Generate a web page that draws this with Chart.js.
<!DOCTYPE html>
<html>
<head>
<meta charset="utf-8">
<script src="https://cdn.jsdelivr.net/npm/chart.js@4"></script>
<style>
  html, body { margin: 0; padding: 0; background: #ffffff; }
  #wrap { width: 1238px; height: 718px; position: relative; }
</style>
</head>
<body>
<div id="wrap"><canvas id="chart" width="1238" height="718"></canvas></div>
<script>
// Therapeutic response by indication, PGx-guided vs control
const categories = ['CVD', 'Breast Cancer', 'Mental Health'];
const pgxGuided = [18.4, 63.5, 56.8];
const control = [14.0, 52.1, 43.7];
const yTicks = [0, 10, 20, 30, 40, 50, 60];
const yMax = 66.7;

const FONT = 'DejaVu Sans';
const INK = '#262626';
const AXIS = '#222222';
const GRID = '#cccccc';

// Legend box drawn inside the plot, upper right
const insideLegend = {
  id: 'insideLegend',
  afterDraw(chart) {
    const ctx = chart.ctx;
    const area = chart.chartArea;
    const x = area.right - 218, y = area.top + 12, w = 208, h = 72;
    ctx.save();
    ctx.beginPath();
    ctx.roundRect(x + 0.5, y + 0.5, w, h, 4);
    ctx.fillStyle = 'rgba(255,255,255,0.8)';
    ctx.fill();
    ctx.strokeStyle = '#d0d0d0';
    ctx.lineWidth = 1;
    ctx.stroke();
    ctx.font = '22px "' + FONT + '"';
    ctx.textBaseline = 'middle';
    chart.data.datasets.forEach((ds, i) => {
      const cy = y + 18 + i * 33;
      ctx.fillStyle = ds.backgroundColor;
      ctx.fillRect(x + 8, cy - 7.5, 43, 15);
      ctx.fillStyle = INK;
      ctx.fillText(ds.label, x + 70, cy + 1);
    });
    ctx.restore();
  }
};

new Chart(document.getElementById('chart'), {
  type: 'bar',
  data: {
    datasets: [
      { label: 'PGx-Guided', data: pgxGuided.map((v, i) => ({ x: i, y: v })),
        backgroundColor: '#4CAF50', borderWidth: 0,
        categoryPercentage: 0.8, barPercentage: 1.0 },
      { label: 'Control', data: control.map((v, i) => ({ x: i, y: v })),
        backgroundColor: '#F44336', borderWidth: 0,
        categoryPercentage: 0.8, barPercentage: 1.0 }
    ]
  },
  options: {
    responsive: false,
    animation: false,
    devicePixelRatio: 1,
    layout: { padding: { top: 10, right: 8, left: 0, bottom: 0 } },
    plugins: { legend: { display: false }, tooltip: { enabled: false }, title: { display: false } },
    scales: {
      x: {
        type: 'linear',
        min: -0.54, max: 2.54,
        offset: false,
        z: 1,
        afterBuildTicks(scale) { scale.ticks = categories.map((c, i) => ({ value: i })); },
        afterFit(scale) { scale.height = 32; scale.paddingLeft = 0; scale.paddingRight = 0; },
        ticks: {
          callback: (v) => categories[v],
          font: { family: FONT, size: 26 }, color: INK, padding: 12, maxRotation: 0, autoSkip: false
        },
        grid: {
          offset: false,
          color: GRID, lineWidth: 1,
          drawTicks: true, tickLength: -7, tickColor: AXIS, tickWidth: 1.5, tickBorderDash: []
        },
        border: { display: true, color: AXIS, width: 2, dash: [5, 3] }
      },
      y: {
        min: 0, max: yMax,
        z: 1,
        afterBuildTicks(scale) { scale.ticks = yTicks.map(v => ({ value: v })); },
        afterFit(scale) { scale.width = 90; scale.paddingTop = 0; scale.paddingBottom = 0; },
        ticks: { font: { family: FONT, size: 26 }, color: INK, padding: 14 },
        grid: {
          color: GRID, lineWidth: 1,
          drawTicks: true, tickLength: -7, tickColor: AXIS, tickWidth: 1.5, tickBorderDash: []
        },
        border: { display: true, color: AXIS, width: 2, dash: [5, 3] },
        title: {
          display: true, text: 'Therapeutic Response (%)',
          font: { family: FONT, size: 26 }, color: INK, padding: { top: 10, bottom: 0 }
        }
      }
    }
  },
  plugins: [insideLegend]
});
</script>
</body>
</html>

Exercise objective: Lines from the start of the material above through the line containing "const GRID = '#cccccc';" are to be duplicated exactly, and only those.

Problem solution:
Generate a web page that draws this with Chart.js.
<!DOCTYPE html>
<html>
<head>
<meta charset="utf-8">
<script src="https://cdn.jsdelivr.net/npm/chart.js@4"></script>
<style>
  html, body { margin: 0; padding: 0; background: #ffffff; }
  #wrap { width: 1238px; height: 718px; position: relative; }
</style>
</head>
<body>
<div id="wrap"><canvas id="chart" width="1238" height="718"></canvas></div>
<script>
// Therapeutic response by indication, PGx-guided vs control
const categories = ['CVD', 'Breast Cancer', 'Mental Health'];
const pgxGuided = [18.4, 63.5, 56.8];
const control = [14.0, 52.1, 43.7];
const yTicks = [0, 10, 20, 30, 40, 50, 60];
const yMax = 66.7;

const FONT = 'DejaVu Sans';
const INK = '#262626';
const AXIS = '#222222';
const GRID = '#cccccc';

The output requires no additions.